### Supplied material ###
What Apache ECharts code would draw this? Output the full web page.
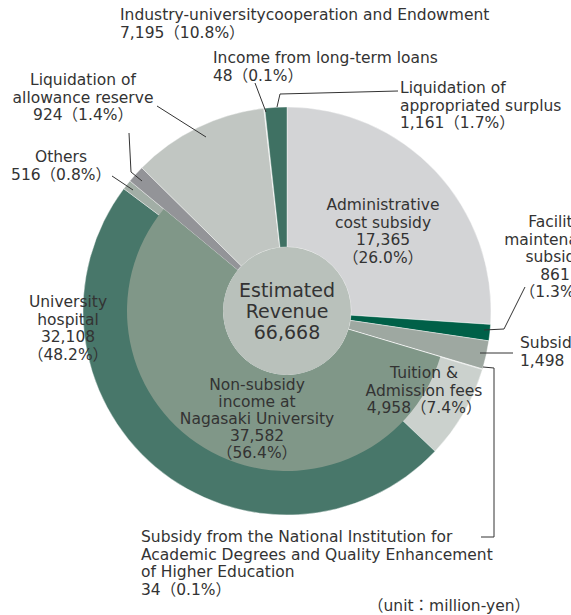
<!DOCTYPE html>
<html><head><meta charset="utf-8">
<script src="https://cdn.jsdelivr.net/npm/echarts@6/dist/echarts.min.js"></script>
<style>html,body{margin:0;padding:0;background:#fff}#c{width:571px;height:615px}</style>
</head><body><div id="c"></div>
<script>
// ---- data ----
const names = ['Administrative cost subsidy','Facility maintenance subsidy','Subsidy for facilities',
  'Subsidy from the National Institution for Academic Degrees and Quality Enhancement of Higher Education',
  'Tuition & Admission fees','University hospital','Others','Liquidation of allowance reserve',
  'Industry-universitycooperation and Endowment','Income from long-term loans','Liquidation of appropriated surplus'];
const values = [17365, 861, 1498, 34, 4958, 32108, 516, 924, 7195, 48, 1161];
const percents = [26.0, 1.3, 2.2, 0.1, 7.4, 48.2, 0.8, 1.4, 10.8, 0.1, 1.7];
const labelNameLines = [
  ['Administrative','cost subsidy'],
  ['Facility','maintenance','subsidy'],
  ['Subsidy for facilities'],
  ['Subsidy from the National Institution for','Academic Degrees and Quality Enhancement','of Higher Education'],
  ['Tuition &','Admission fees'],
  ['University','hospital'],
  ['Others'],
  ['Liquidation of','allowance reserve'],
  ['Industry-universitycooperation and Endowment'],
  ['Income from long-term loans'],
  ['Liquidation of','appropriated surplus']
];
const nonSubsidyName = 'Non-subsidy income at Nagasaki University';
const nonSubsidyLines = ['Non-subsidy','income at','Nagasaki University'];
const nonSubsidyValue = 37582;
const nonSubsidyPercent = 56.4;
const nonSubsidyMembers = [4, 5, 6];
const totalLines = ['Estimated','Revenue'];
const totalValue = 66668;
const unitText = '（unit：million-yen）';

// ---- styles / layout ----
const colors = ['#d3d4d6','#006048','#9ea8a1','#d0d5d2','#cbd1cd','#48776a','#a2aea6','#939498','#c1c6c2','#dfe3e0','#3f7163'];
const nonSubsidyColor = '#809788';
const centerColor = '#b9c1bb';
const C = [287, 311];
const FONT = '15.5px "DejaVu Sans", "Noto Sans CJK JP", sans-serif';
const LH = 17.5;
const labelPos = [
  {x:383, y:205, a:'center', split:true},
  {x:555, y:222, a:'center', split:true},
  {x:520, y:343, a:'left', split:false},
  {x:141, y:537, a:'left', split:false},
  {x:424, y:373, a:'center', split:false},
  {x:68,  y:302, a:'center', split:true},
  {x:61,  y:157, a:'center', split:false},
  {x:83,  y:80,  a:'center', split:false},
  {x:120, y:15,  a:'left', split:false},
  {x:213, y:58,  a:'left', split:false},
  {x:400, y:88,  a:'left', split:false}
];
const nonSubsidyPos = {x:257, y:385, a:'center', split:true};
const leaders = {
  8: [[157,106],[206,137]],
  9: [[255,83],[266,112]],
  10: [[398,91],[280,94],[277,107]],
  7: [[129,133],[131,172],[142,181]],
  6: [[112,176],[133,190]],
  1: [[525,287],[504,329],[484,330]],
  2: [[513,353],[480,353]],
  3: [[483,367],[494,368],[494,537],[481,537]]
};

const fmt = v => v.toLocaleString('en-US');
function labelText(lines, v, p, split) {
  const vs = fmt(v), ps = '（' + p.toFixed(1) + '%）';
  return lines.concat(split ? [vs, ps] : [vs + ps]).join('\n');
}

const outerData = names.map((n, i) => ({name: n, value: values[i], itemStyle: {color: colors[i]}}));
// inner overlay: transparent except non-subsidy block
const innerData = [];
let after = 0;
values.forEach((v, i) => {
  if (nonSubsidyMembers.includes(i)) return;
  if (i < nonSubsidyMembers[0]) innerData.push({name: names[i], value: v, itemStyle: {color: 'rgba(0,0,0,0)'}});
  else after += v;
});
innerData.push({name: nonSubsidyName, value: nonSubsidyValue, itemStyle: {color: nonSubsidyColor}});
innerData.push({name: 'rest', value: after, itemStyle: {color: 'rgba(0,0,0,0)'}});

const graphics = [];
labelPos.forEach((p, i) => {
  graphics.push({type: 'text', x: p.x, y: p.y - LH / 2, silent: true, z: 100,
    style: {text: labelText(labelNameLines[i], values[i], percents[i], p.split), font: FONT, fill: '#333',
      align: p.a, verticalAlign: 'top', lineHeight: LH}});
});
graphics.push({type: 'text', x: nonSubsidyPos.x, y: nonSubsidyPos.y - 8.5, silent: true, z: 100,
  style: {text: labelText(nonSubsidyLines, nonSubsidyValue, nonSubsidyPercent, true), font: FONT, fill: '#333',
    align: 'center', verticalAlign: 'top', lineHeight: 16.9}});
graphics.push({type: 'text', x: 368, y: 598, silent: true, z: 100,
  style: {text: unitText, font: FONT, fill: '#333', align: 'left', verticalAlign: 'top'}});
Object.keys(leaders).forEach(k => {
  graphics.push({type: 'polyline', silent: true, z: 100, shape: {points: leaders[k]},
    style: {stroke: '#333', lineWidth: 1, fill: null}});
});

const chart = echarts.init(document.getElementById('c'), null, {renderer: 'svg'});
chart.setOption({
  animation: false,
  series: [
    {type: 'pie', center: C, radius: [64, 204], startAngle: 90, clockwise: true, silent: true,
      label: {show: false}, labelLine: {show: false},
      itemStyle: {borderColor: '#fff', borderWidth: 0.4}, data: outerData},
    {type: 'pie', center: C, radius: [64, 160], startAngle: 90, clockwise: true, silent: true,
      label: {show: false}, labelLine: {show: false}, itemStyle: {borderWidth: 0}, data: innerData},
    {type: 'pie', center: C, radius: [0, 64], silent: true, labelLine: {show: false},
      itemStyle: {color: centerColor, borderWidth: 0},
      label: {show: true, position: 'center', color: '#333', fontSize: 19, lineHeight: 21,
        fontFamily: '"DejaVu Sans", "Noto Sans CJK JP", sans-serif',
        formatter: () => totalLines.concat([fmt(totalValue)]).join('\n')},
      data: [{name: 'Estimated Revenue', value: totalValue}]}
  ],
  graphic: graphics
});
</script></body></html>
###
◆ **Written exercise**
Return nothing but the lines running from the start of the data to the line with "const unitText = '（unit：million-yen）';", please, both ends included and no pictures.

◆ **Task solution**
What Apache ECharts code would draw this? Output the full web page.
<!DOCTYPE html>
<html><head><meta charset="utf-8">
<script src="https://cdn.jsdelivr.net/npm/echarts@6/dist/echarts.min.js"></script>
<style>html,body{margin:0;padding:0;background:#fff}#c{width:571px;height:615px}</style>
</head><body><div id="c"></div>
<script>
// ---- data ----
const names = ['Administrative cost subsidy','Facility maintenance subsidy','Subsidy for facilities',
  'Subsidy from the National Institution for Academic Degrees and Quality Enhancement of Higher Education',
  'Tuition & Admission fees','University hospital','Others','Liquidation of allowance reserve',
  'Industry-universitycooperation and Endowment','Income from long-term loans','Liquidation of appropriated surplus'];
const values = [17365, 861, 1498, 34, 4958, 32108, 516, 924, 7195, 48, 1161];
const percents = [26.0, 1.3, 2.2, 0.1, 7.4, 48.2, 0.8, 1.4, 10.8, 0.1, 1.7];
const labelNameLines = [
  ['Administrative','cost subsidy'],
  ['Facility','maintenance','subsidy'],
  ['Subsidy for facilities'],
  ['Subsidy from the National Institution for','Academic Degrees and Quality Enhancement','of Higher Education'],
  ['Tuition &','Admission fees'],
  ['University','hospital'],
  ['Others'],
  ['Liquidation of','allowance reserve'],
  ['Industry-universitycooperation and Endowment'],
  ['Income from long-term loans'],
  ['Liquidation of','appropriated surplus']
];
const nonSubsidyName = 'Non-subsidy income at Nagasaki University';
const nonSubsidyLines = ['Non-subsidy','income at','Nagasaki University'];
const nonSubsidyValue = 37582;
const nonSubsidyPercent = 56.4;
const nonSubsidyMembers = [4, 5, 6];
const totalLines = ['Estimated','Revenue'];
const totalValue = 66668;
const unitText = '（unit：million-yen）';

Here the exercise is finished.